Author: Russell O'Connor 2018-01-09 16:20:20
Published on: 2018-01-09T16:20:20+00:00
The Bitcoin developer community is currently discussing the use of a 16-bit "checksum" based on sha2 in relation to cryptocurrencies. Gregory Maxwell argues that using a small checksum like this results in a poor checksum that is likely to accept an errored string due to its low entropy. He suggests using a 20-bit code which guarantees that up to two errored words would always be detected, and probably could choose one which catches three words much more often (sipa's crc tools can help find codes like this).
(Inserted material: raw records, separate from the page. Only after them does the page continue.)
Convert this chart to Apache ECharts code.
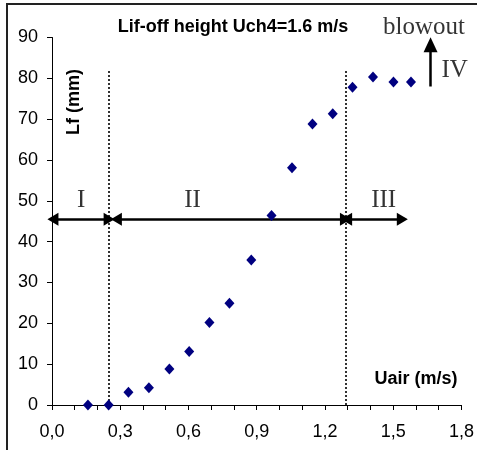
<!DOCTYPE html>
<html>
<head>
<meta charset="utf-8">
<script src="https://cdn.jsdelivr.net/npm/echarts@6/dist/echarts.min.js"></script>
<style>
html,body{margin:0;padding:0;background:#fff;}
#c{width:477px;height:450px;}
</style>
</head>
<body>
<div id="c"></div>
<script>
// ---- data ----
const uairValues = [0.158, 0.249, 0.336, 0.426, 0.516, 0.603, 0.692, 0.780, 0.876, 0.965, 1.055, 1.145, 1.234, 1.321, 1.411, 1.501, 1.578];
const lfValues   = [0, 0, 3.1, 4.2, 8.8, 13.1, 20.2, 24.9, 35.5, 46.4, 58.1, 68.8, 71.3, 77.8, 80.3, 79.1, 79.1];
const regionBounds = [0.25, 1.29];          // dotted boundaries (Uair)
const boundaryTop = 82;                     // height of dotted lines (mm)
const regionArrows = [[0.004, 0.251], [0.283, 1.290], [1.295, 1.540]];
const arrowLevel = 45.5;
const regionLabels = ['I', 'II', 'III'];
const regionLabelX = [0.128, 0.618, 1.458];
const regionLabelY = 50.1;
const blowoutArrow = [1.664, 78, 88.2];
const titleText = 'Lif-off height Uch4=1.6 m/s';
const yName = 'Lf (mm)';
const xName = 'Uair (m/s)';

const chart = echarts.init(document.getElementById('c'), null, {renderer: 'canvas'});
const sans = 'Liberation Sans, Arial, sans-serif';
const serif = 'Liberation Serif, Times New Roman, serif';

const scatterData = uairValues.map((x, i) => [x, lfValues[i]]);

const arrowLines = regionArrows.map(a => [{coord: [a[0], arrowLevel]}, {coord: [a[1], arrowLevel]}]);
arrowLines.push([{coord: [blowoutArrow[0], blowoutArrow[1]], symbol: 'none'}, {coord: [blowoutArrow[0], blowoutArrow[2]], symbol: 'triangle', symbolSize: [14, 15]}]);

const boundaryLines = regionBounds.map(b => [{coord: [b, 0]}, {coord: [b, boundaryTop]}]);

const annData = regionLabels.map((t, i) => ({name: t, value: [regionLabelX[i], regionLabelY]}));
annData.push({name: 'IV', value: [1.77, 82]});
annData.push({name: 'blowout', value: [1.635, 92.5]});

chart.setOption({
  animation: false,
  backgroundColor: '#fff',
  grid: {left: 52, right: 12, top: 37.5, bottom: 45, containLabel: false},
  xAxis: {
    type: 'value', min: 0, max: 1.8, interval: 0.3,
    axisLine: {show: true, onZero: false, lineStyle: {color: '#000', width: 1}},
    axisTick: {show: true, inside: false, length: 5, lineStyle: {color: '#000'}},
    minorTick: {show: true, splitNumber: 3, length: 5, lineStyle: {color: '#000'}},
    splitLine: {show: false},
    axisLabel: {margin: 18, fontSize: 18, fontFamily: sans, color: '#000',
      formatter: v => v.toFixed(1).replace('.', ',')}
  },
  yAxis: {
    type: 'value', min: 0, max: 90, interval: 10,
    axisLine: {show: true, lineStyle: {color: '#000', width: 1}},
    axisTick: {show: true, inside: false, length: 5, lineStyle: {color: '#000'}},
    splitLine: {show: false},
    axisLabel: {margin: 14, fontSize: 18, fontFamily: sans, color: '#000'}
  },
  graphic: [
    {type: 'rect', shape: {x: 7, y: 4, width: 600, height: 600}, style: {fill: 'none', stroke: '#222', lineWidth: 2}, silent: true},
    {type: 'text', x: 233, y: 27, style: {text: titleText, font: 'bold 18px ' + sans, fill: '#000', textAlign: 'center', textVerticalAlign: 'middle'}},
    {type: 'text', x: 416, y: 379, style: {text: xName, font: 'bold 18px ' + sans, fill: '#000', textAlign: 'center', textVerticalAlign: 'middle'}},
    {type: 'text', x: 74, y: 102, rotation: Math.PI / 2, style: {text: yName, font: 'bold 18px ' + sans, fill: '#000', textAlign: 'center', textVerticalAlign: 'middle'}}
  ],
  series: [
    {
      type: 'scatter', data: scatterData, symbol: 'diamond', symbolSize: [10, 11],
      itemStyle: {color: '#000080', opacity: 1}, z: 5,
      markLine: {
        silent: true, symbol: ['none', 'none'], animation: false,
        lineStyle: {color: '#000', type: [2, 2], width: 1.6},
        label: {show: false},
        data: boundaryLines
      }
    },
    {
      type: 'scatter', data: [], z: 4,
      markLine: {
        silent: true, symbol: ['triangle', 'triangle'], symbolSize: [13, 11], animation: false,
        lineStyle: {color: '#000', type: 'solid', width: 2.5},
        itemStyle: {color: '#000'},
        label: {show: false},
        data: arrowLines
      }
    },
    {
      type: 'scatter', data: annData, symbolSize: 0, clip: false, silent: true,
      label: {show: true, position: 'inside', formatter: p => p.name, fontFamily: serif, fontSize: 25, color: '#000'},
      z: 6
    }
  ]
});
</script>
</body>
</html>
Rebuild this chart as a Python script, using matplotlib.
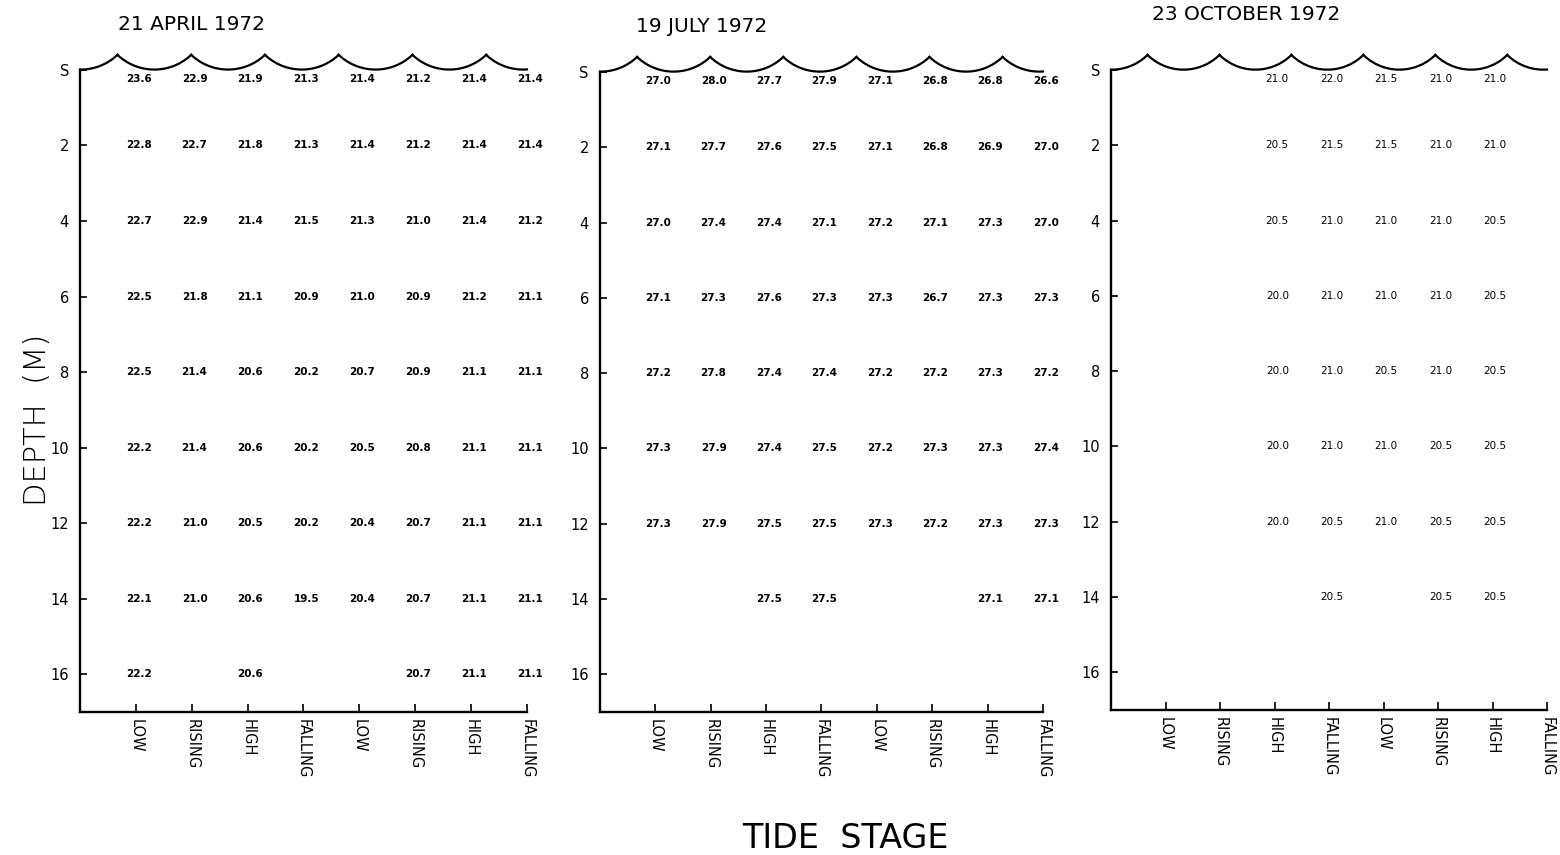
import numpy as np
import matplotlib.pyplot as plt

# tide stages along the x axis, depths (m) down the y axis
stages = ["LOW", "RISING", "HIGH", "FALLING", "LOW", "RISING", "HIGH", "FALLING"]
depth_ticks = [0, 2, 4, 6, 8, 10, 12, 14, 16]
depth_labels = ["S", "2", "4", "6", "8", "10", "12", "14", "16"]

# temperatures (deg C), one row per depth, one column per tide stage; None = no reading
april = [
    [23.6, 22.9, 21.9, 21.3, 21.4, 21.2, 21.4, 21.4],
    [22.8, 22.7, 21.8, 21.3, 21.4, 21.2, 21.4, 21.4],
    [22.7, 22.9, 21.4, 21.5, 21.3, 21.0, 21.4, 21.2],
    [22.5, 21.8, 21.1, 20.9, 21.0, 20.9, 21.2, 21.1],
    [22.5, 21.4, 20.6, 20.2, 20.7, 20.9, 21.1, 21.1],
    [22.2, 21.4, 20.6, 20.2, 20.5, 20.8, 21.1, 21.1],
    [22.2, 21.0, 20.5, 20.2, 20.4, 20.7, 21.1, 21.1],
    [22.1, 21.0, 20.6, 19.5, 20.4, 20.7, 21.1, 21.1],
    [22.2, None, 20.6, None, None, 20.7, 21.1, 21.1],
]
july = [
    [27.0, 28.0, 27.7, 27.9, 27.1, 26.8, 26.8, 26.6],
    [27.1, 27.7, 27.6, 27.5, 27.1, 26.8, 26.9, 27.0],
    [27.0, 27.4, 27.4, 27.1, 27.2, 27.1, 27.3, 27.0],
    [27.1, 27.3, 27.6, 27.3, 27.3, 26.7, 27.3, 27.3],
    [27.2, 27.8, 27.4, 27.4, 27.2, 27.2, 27.3, 27.2],
    [27.3, 27.9, 27.4, 27.5, 27.2, 27.3, 27.3, 27.4],
    [27.3, 27.9, 27.5, 27.5, 27.3, 27.2, 27.3, 27.3],
    [None, None, 27.5, 27.5, None, None, 27.1, 27.1],
    [None, None, None, None, None, None, None, None],
]
october = [
    [None, None, 21.0, 22.0, 21.5, 21.0, 21.0, None],
    [None, None, 20.5, 21.5, 21.5, 21.0, 21.0, None],
    [None, None, 20.5, 21.0, 21.0, 21.0, 20.5, None],
    [None, None, 20.0, 21.0, 21.0, 21.0, 20.5, None],
    [None, None, 20.0, 21.0, 20.5, 21.0, 20.5, None],
    [None, None, 20.0, 21.0, 21.0, 20.5, 20.5, None],
    [None, None, 20.0, 20.5, 21.0, 20.5, 20.5, None],
    [None, None, None, 20.5, None, 20.5, 20.5, None],
    [None, None, None, None, None, None, None, None],
]

panels = [
    ("21 APRIL 1972", april, "bold", [0.0513, 0.1673, 0.2865, 0.7509], (118, 25)),
    ("19 JULY 1972", july, "bold", [0.3846, 0.1673, 0.2840, 0.7485], (636, 27)),
    ("23 OCTOBER 1972", october, "normal", [0.7122, 0.1696, 0.2795, 0.7485], (1152, 15)),
]

W, H = 1560, 855
fig = plt.figure(figsize=(W / 100, H / 100), dpi=100)

# scalloped water surface: circular arcs between cusps (sizes in pixels)
half = 0.66        # half width of one scallop, in tide-stage units
R = 53.0           # arc radius, px
px_x, px_y = 55.5, 37.7
chord = np.sqrt(R**2 - (half * px_x) ** 2)


def surface(ax):
    for k in range(7):
        c = 0.01 + 2 * half * k
        x = np.linspace(max(c - half, 0), min(c + half, 8), 60)
        u = (x - c) * px_x
        d = -0.4 + (np.sqrt(R**2 - u**2) - chord) / px_y
        ax.plot(x, d, color="black", lw=1.6, clip_on=False)


for title, data, weight, rect, tpos in panels:
    ax = fig.add_axes(rect)
    ax.set_xlim(0, 8)
    ax.set_ylim(17, 0)
    for s in ["top", "right"]:
        ax.spines[s].set_visible(False)
    for s in ["left", "bottom"]:
        ax.spines[s].set_linewidth(1.7)

    surface(ax)

    ax.set_xticks(np.arange(1, 9))
    ax.set_xticklabels(stages, rotation=270, fontsize=10.5, va="top", ha="center")
    ax.set_yticks(depth_ticks)
    ax.set_yticklabels(depth_labels, fontsize=10.5)
    ax.tick_params(axis="x", direction="in", length=6, width=1.2, pad=5)
    ax.tick_params(axis="y", direction="in", length=5, width=1.2, pad=8)

    for i, row in enumerate(data):
        dep = depth_ticks[i] if i > 0 else 0.25
        for j, v in enumerate(row):
            if v is None:
                continue
            ax.text(j + 1.05, dep, f"{v:.1f}", fontsize=7.5, fontweight=weight,
                    ha="center", va="center")

    fig.text(tpos[0] / W, 1 - tpos[1] / H, title, fontsize=14.5, ha="left", va="center")

fig.text(38 / W, 1 - 420 / H, "DEPTH  (M)", rotation=90, fontsize=22,
         ha="center", va="center", fontweight="light")
fig.text(845 / W, 1 - 838 / H, "TIDE  STAGE", fontsize=24, ha="center", va="center")

fig.savefig("out.png", dpi=100, facecolor="white")
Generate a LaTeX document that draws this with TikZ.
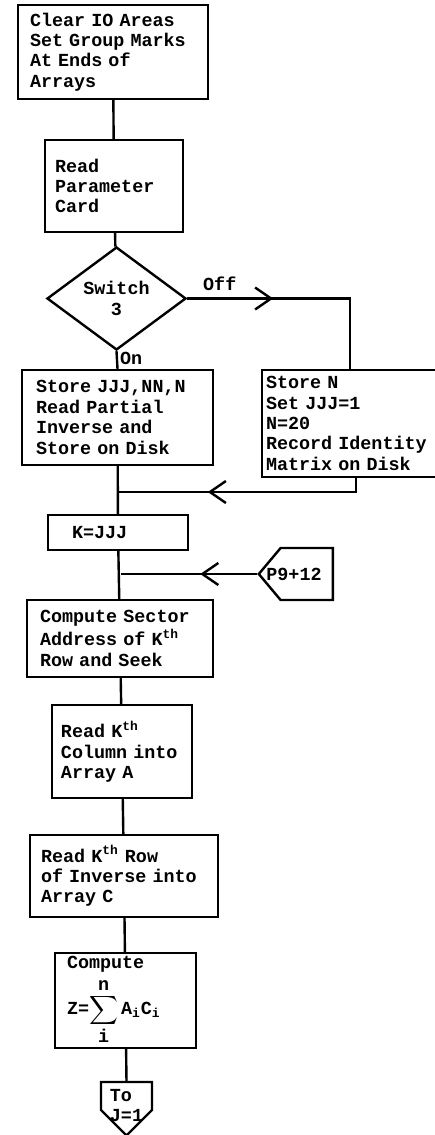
\documentclass[tikz,border=0pt]{standalone}
\usepackage{fontspec}
\setmonofont{Liberation Mono}
\usetikzlibrary{arrows.meta,shapes.geometric,shapes.symbols,decorations.markings}

% typewriter face with fixed word spaces
\DeclareRobustCommand\typewriter{\fontsize{9.2}{10.2}\selectfont\ttfamily\bfseries
  \fontdimen2\font=5.52pt\relax\fontdimen3\font=0pt\relax\fontdimen4\font=0pt\relax}

\tikzset{
  flow/.style={line width=1.2pt},
  typed/.style={font=\typewriter},
  procbox/.style={draw, flow, typed, rectangle, align=left, inner ysep=0pt},
  decbox/.style={draw, flow, typed, diamond, align=center, inner sep=0pt},
  offpage/.style={draw, flow, signal, inner sep=1pt},
  barb/.style={postaction={decorate}, decoration={markings,
    mark=at position #1 with {\arrow{Straight Barb[length=8pt,width=11pt]}}}},
}

\begin{document}
\begin{tikzpicture}[x=0.5pt,y=-0.5pt]
\useasboundingbox (0,0) rectangle (434,1135);

% main column
\node[procbox, text width=83pt, inner xsep=6pt, minimum height=47pt] (clear) at (113,52)
  {Clear IO Areas\\Set Group Marks\\At Ends of\\Arrays};
\node[procbox, text width=59pt, inner xsep=5pt, minimum height=46pt] (readpar) at (114,186)
  {Read\\Parameter\\Card};
\node[decbox, minimum width=69.5pt, minimum height=51.5pt] (sw) at (116.5,298.5)
  {Switch\\3};
\node[procbox, text width=81.5pt, inner xsep=7pt, minimum height=47.5pt] (storejjj) at (117.5,417.5)
  {Store JJJ,NN,N\\Read Partial\\Inverse and\\Store on Disk};
% runs off the right margin
\node[procbox, text width=90pt, inner xsep=2pt, minimum height=53.5pt] (storen) at (356,423.5)
  {Store N\\Set JJJ=1\\N=20\\Record Identity\\Matrix on Disk};
\node[procbox, text width=46pt, inner xsep=12pt, minimum height=17.5pt] (kjjj) at (118,532.5)
  {K=JJJ};
\node[offpage, signal to=west, signal pointer angle=100, minimum width=37pt, minimum height=26pt,
  anchor=east, label={[typed, anchor=east, inner sep=0pt, xshift=-6pt]east:P9+12}] (p9) at (334,574) {};
\node[procbox, text width=80pt, inner xsep=6.5pt, minimum height=38.5pt] (sector) at (120,638.5)
  {Compute Sector\\Address of K\textsuperscript{th}\\Row and Seek};
\node[procbox, text width=61pt, inner xsep=4.5pt, minimum height=46.5pt] (readcol) at (122,751.5)
  {Read K\textsuperscript{th}\\Column into\\Array A};
\node[procbox, text width=83pt, inner xsep=5.5pt, minimum height=41pt] (readrow) at (124,876)
  {Read K\textsuperscript{th} Row\\of Inverse into\\Array C};
\node[procbox, text width=58.5pt, inner xsep=6pt, minimum height=47.5pt] (compz) at (125.5,1000.5)
  {Compute\\[2pt]Z=$\displaystyle\sum\limits_{\mbox{i}}^{\mbox{n}}$\,A\textsubscript{i}C\textsubscript{i}};

% off-page connector at the foot
\coordinate (tojtop) at (126.5,1082);
\draw[flow] (tojtop) -- ++(25.5,0) -- ++(0,28) -- ++(-25.5,25.5) -- ++(-25.5,-25.5) -- ++(0,-28) -- cycle;
\node[typed, align=left, inner sep=0pt, anchor=north] (toj) at ([yshift=-3.5pt]tojtop) {To\\J=1};

\coordinate (j1) at (119,492);
\coordinate (j2) at (121,574);
\coordinate (offin) at ([xshift=-3pt]storen.north);

% connectors
\draw[flow] (clear) -- (readpar);
\draw[flow] (readpar) -- (sw);
\draw[flow] (sw.south) -- node[typed, pos=0.4, right, inner xsep=1pt] {On} (storejjj.north);
\draw[flow, barb=43pt] (sw.east) -- node[typed, above, pos=0.2] {Off} (sw.east -| offin) -- (offin);
\draw[flow, barb=81pt] (storen.south) |- (j1);
\draw[flow] (storejjj) -- (kjjj);
\draw[flow] (kjjj) -- (sector);
\draw[flow, barb=28.5pt] (p9.west) -- (j2);
\draw[flow] (sector) -- (readcol);
\draw[flow] (readcol) -- (readrow);
\draw[flow] (readrow) -- (compz);
\draw[flow] (compz) -- (tojtop);

\end{tikzpicture}
\end{document}
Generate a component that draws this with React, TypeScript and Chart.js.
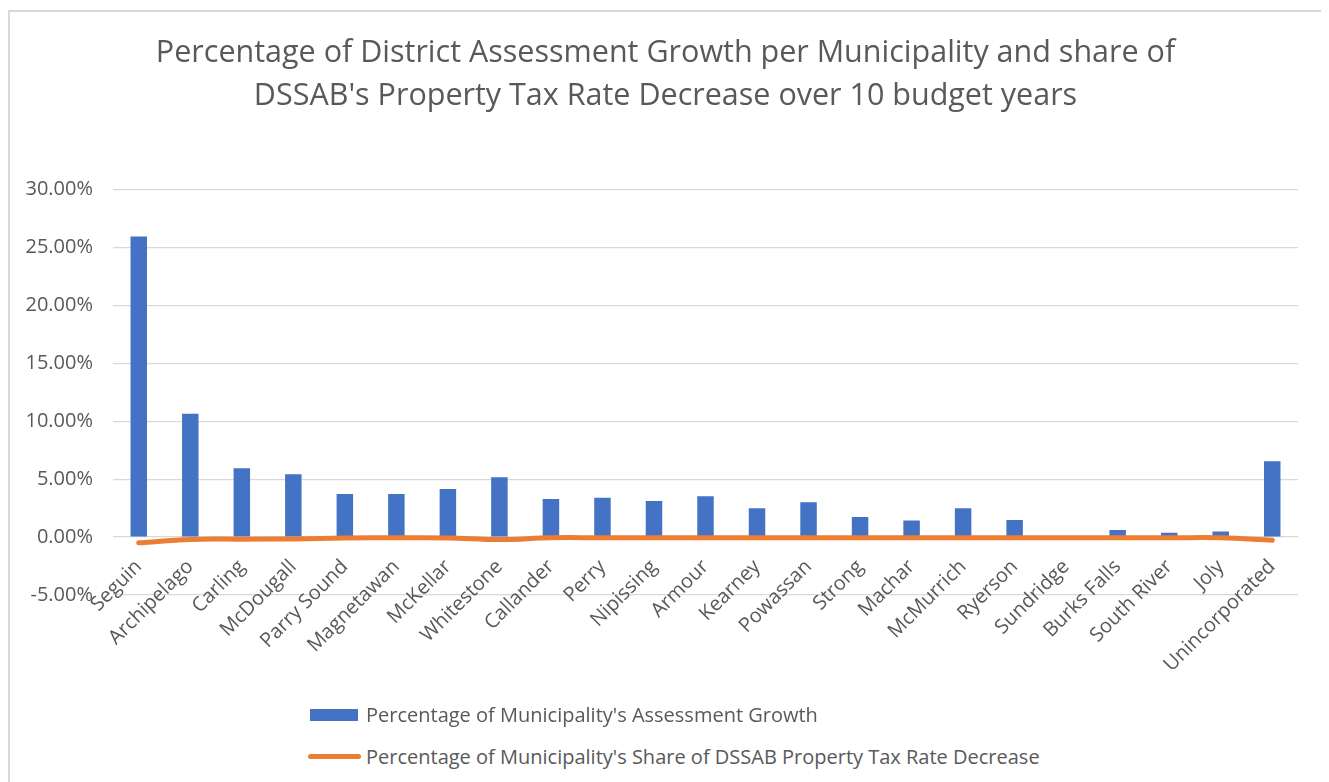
import React, { useEffect, useRef } from "react";
import { Chart, registerables } from "chart.js";

Chart.register(...registerables);

const categories = [
  "Seguin", "Archipelago", "Carling", "McDougall", "Parry Sound", "Magnetawan",
  "McKellar", "Whitestone", "Callander", "Perry", "Nipissing", "Armour",
  "Kearney", "Powassan", "Strong", "Machar", "McMurrich", "Ryerson",
  "Sundridge", "Burks Falls", "South River", "Joly", "Unincorporated",
];

const assessmentGrowth = [
  25.95, 10.64, 5.94, 5.42, 3.72, 3.72, 4.15, 5.16, 3.29, 3.40, 3.11, 3.52,
  2.48, 3.00, 1.73, 1.44, 2.48, 1.47, 0.0, 0.60, 0.37, 0.49, 6.55,
];

const taxShare = [
  -0.5, -0.2, -0.18, -0.16, -0.08, -0.06, -0.07, -0.22, -0.06, -0.06, -0.06, -0.06,
  -0.06, -0.06, -0.06, -0.06, -0.06, -0.06, -0.06, -0.06, -0.06, -0.06, -0.28,
];

const yTicks = { min: -5, max: 30, step: 5 };

const titleLines = [
  "Percentage of District Assessment Growth per Municipality and share of",
  "DSSAB's Property Tax Rate Decrease over 10 budget years",
];

const seriesNames = [
  "Percentage of Municipality's Assessment Growth",
  "Percentage of Municipality's Share of DSSAB Property Tax Rate Decrease",
];

const BLUE = "#4472C4";
const ORANGE = "#ED7D31";
const TEXT = "#595959";
const FONT = "'Open Sans', 'Noto Sans', sans-serif";

export default function App() {
  const canvasRef = useRef<HTMLCanvasElement | null>(null);

  useEffect(() => {
    const canvas = canvasRef.current;
    if (!canvas) return;
    const chart = new Chart(canvas, {
      type: "bar",
      data: {
        labels: categories,
        datasets: [
          {
            type: "line",
            label: seriesNames[1],
            data: taxShare,
            borderColor: ORANGE,
            backgroundColor: ORANGE,
            borderWidth: 5,
            borderCapStyle: "round",
            borderJoinStyle: "round",
            pointRadius: 0,
            tension: 0.4,
            order: 0,
          } as any,
          {
            type: "bar",
            label: seriesNames[0],
            data: assessmentGrowth,
            backgroundColor: BLUE,
            borderWidth: 0,
            barPercentage: 0.32,
            categoryPercentage: 1,
            order: 1,
          } as any,
        ],
      },
      options: {
        responsive: false,
        animation: false,
        layout: { padding: { left: 0, right: 23, top: 177.5, bottom: 107 } },
        plugins: {
          legend: { display: false },
          tooltip: { enabled: false },
          title: { display: false },
        },
        scales: {
          x: {
            position: { y: 0 } as any,
            grid: { display: false, drawTicks: false },
            border: { display: false },
            ticks: {
              autoSkip: false,
              maxRotation: 45,
              minRotation: 45,
              padding: 18,
              color: TEXT,
              font: { family: FONT, size: 20 },
            },
          },
          y: {
            min: yTicks.min,
            max: yTicks.max,
            grid: { color: "#d9d9d9", lineWidth: 1.2, drawTicks: false },
            border: { display: false },
            ticks: {
              stepSize: yTicks.step,
              padding: 20,
              color: TEXT,
              font: { family: FONT, size: 20 },
              callback: (v: any) => Number(v).toFixed(2) + "%",
            },
            afterFit: (scale: any) => {
              scale.width = 103;
            },
          },
        },
      },
    });
    return () => chart.destroy();
  }, []);

  const titleLine: React.CSSProperties = {
    position: "absolute",
    left: 0,
    width: 1311,
    textAlign: "center",
    fontFamily: FONT,
    fontSize: 30.5,
    color: TEXT,
    lineHeight: "43px",
    whiteSpace: "nowrap",
  };

  const legendText: React.CSSProperties = {
    position: "absolute",
    left: 356,
    fontFamily: FONT,
    fontSize: 20,
    color: TEXT,
    lineHeight: "24px",
    whiteSpace: "nowrap",
  };

  return (
    <div
      style={{
        position: "relative",
        top: 2,
        width: 1311,
        height: 790,
        border: "2px solid #d9d9d9",
        background: "#fff",
      }}
    >
      <canvas ref={canvasRef} width={1311} height={690} style={{ display: "block" }} />
      <div style={{ ...titleLine, top: 16.5 }}>{titleLines[0]}</div>
      <div style={{ ...titleLine, top: 59.5 }}>{titleLines[1]}</div>
      <div
        style={{
          position: "absolute",
          left: 300,
          top: 696.5,
          width: 48,
          height: 12,
          background: BLUE,
        }}
      />
      <div style={{ ...legendText, top: 690.5 }}>{seriesNames[0]}</div>
      <div
        style={{
          position: "absolute",
          left: 298,
          top: 742,
          width: 53,
          height: 5,
          borderRadius: 3,
          background: ORANGE,
        }}
      />
      <div style={{ ...legendText, top: 732.5 }}>{seriesNames[1]}</div>
    </div>
  );
}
Pavol Rusnak originally wanted to use 16-bit of CRC32 for checksum, but was suggested by Daan Sprenkels to change this for cryptographically strong function. The argument was that CRC32 contains less entropy and mixing high-entropy data (secret) with low-entropy data (checksum) is not ideal. However, this entropy argument seems confused according to Gregory. Every checksum is error correcting, and given a failed checksum, all you have to do is search around the space of edits to find the smallest set edits that yield a valid checksum. With a 2^16 bit checksum one will expect to find a nearby checksum within 2^16 trials, even when using a truncated hash function. What an error-correcting codes gives you isn't the ability to correct errors, which we have seen is something that all short checksums provide, rather they provide guarantees about the ability to detect (and correct) certain common classes of errors.